From the top of the entries, reproduce each line exactly, stopping after the line that contains "var yTicks = [0, 50, 5];". Omit pictures.
## start Data entries
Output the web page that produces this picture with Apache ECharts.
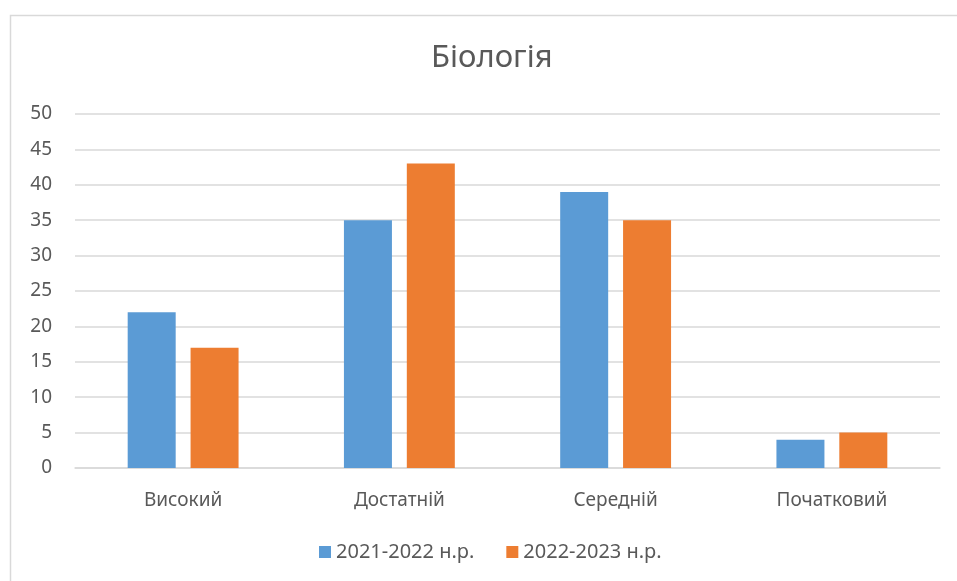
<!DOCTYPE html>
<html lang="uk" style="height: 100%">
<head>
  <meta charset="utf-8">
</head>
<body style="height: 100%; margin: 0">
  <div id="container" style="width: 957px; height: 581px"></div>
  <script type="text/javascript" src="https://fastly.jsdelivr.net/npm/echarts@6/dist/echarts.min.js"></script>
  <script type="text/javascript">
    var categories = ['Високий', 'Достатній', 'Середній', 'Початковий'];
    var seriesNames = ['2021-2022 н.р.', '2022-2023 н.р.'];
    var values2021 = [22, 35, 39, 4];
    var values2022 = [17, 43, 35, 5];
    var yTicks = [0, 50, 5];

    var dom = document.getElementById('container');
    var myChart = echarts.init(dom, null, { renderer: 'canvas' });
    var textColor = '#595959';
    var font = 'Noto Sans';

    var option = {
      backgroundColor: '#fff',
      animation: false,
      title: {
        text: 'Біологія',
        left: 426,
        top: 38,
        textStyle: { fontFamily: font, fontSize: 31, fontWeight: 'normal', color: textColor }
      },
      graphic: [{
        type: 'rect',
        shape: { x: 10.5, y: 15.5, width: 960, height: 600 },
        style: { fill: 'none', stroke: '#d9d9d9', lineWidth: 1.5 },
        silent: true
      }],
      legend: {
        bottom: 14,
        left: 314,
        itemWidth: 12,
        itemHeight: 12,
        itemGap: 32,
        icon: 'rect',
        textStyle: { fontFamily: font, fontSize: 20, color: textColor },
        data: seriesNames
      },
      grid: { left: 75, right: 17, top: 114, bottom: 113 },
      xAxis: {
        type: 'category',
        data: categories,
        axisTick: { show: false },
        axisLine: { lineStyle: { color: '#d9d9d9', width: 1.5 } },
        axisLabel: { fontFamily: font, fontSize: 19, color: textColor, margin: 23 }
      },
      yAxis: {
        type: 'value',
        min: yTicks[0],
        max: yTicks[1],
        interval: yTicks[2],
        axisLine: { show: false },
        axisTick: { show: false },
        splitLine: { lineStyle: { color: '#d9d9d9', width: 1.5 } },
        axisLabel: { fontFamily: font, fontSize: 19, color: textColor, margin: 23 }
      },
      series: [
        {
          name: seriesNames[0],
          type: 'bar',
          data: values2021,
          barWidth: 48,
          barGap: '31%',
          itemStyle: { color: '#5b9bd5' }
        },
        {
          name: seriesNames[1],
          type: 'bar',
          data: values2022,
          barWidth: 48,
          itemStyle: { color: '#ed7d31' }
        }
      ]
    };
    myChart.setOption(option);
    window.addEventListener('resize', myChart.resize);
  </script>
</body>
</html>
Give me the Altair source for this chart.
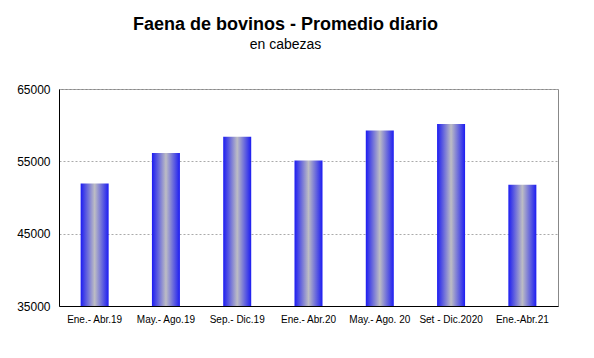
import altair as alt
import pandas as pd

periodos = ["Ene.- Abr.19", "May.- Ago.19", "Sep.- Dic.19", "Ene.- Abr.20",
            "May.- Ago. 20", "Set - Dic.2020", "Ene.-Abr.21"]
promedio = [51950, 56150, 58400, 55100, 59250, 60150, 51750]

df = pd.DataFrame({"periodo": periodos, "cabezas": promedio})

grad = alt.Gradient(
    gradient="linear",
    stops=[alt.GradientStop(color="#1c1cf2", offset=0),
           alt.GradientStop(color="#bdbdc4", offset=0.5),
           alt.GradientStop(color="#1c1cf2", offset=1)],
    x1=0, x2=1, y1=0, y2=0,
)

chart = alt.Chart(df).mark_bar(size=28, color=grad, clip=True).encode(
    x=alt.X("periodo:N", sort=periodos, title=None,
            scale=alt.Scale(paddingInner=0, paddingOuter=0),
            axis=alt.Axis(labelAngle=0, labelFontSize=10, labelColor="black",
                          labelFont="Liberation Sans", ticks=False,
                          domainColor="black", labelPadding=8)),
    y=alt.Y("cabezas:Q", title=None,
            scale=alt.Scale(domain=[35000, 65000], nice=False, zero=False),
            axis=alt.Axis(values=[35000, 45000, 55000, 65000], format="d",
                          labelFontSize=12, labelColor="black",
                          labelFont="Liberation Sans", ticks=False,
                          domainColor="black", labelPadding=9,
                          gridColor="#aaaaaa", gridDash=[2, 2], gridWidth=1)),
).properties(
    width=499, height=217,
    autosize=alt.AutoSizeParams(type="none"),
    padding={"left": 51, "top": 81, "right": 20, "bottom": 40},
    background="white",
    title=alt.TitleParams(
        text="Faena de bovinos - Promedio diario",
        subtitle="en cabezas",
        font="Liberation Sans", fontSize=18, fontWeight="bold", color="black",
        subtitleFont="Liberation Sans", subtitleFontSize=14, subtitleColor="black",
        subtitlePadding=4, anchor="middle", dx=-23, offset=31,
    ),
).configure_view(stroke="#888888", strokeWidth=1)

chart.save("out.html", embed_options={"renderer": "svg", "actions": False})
## end Data entries
Output for this exercise ::
Output the web page that produces this picture with Apache ECharts.
<!DOCTYPE html>
<html lang="uk" style="height: 100%">
<head>
  <meta charset="utf-8">
</head>
<body style="height: 100%; margin: 0">
  <div id="container" style="width: 957px; height: 581px"></div>
  <script type="text/javascript" src="https://fastly.jsdelivr.net/npm/echarts@6/dist/echarts.min.js"></script>
  <script type="text/javascript">
    var categories = ['Високий', 'Достатній', 'Середній', 'Початковий'];
    var seriesNames = ['2021-2022 н.р.', '2022-2023 н.р.'];
    var values2021 = [22, 35, 39, 4];
    var values2022 = [17, 43, 35, 5];
    var yTicks = [0, 50, 5];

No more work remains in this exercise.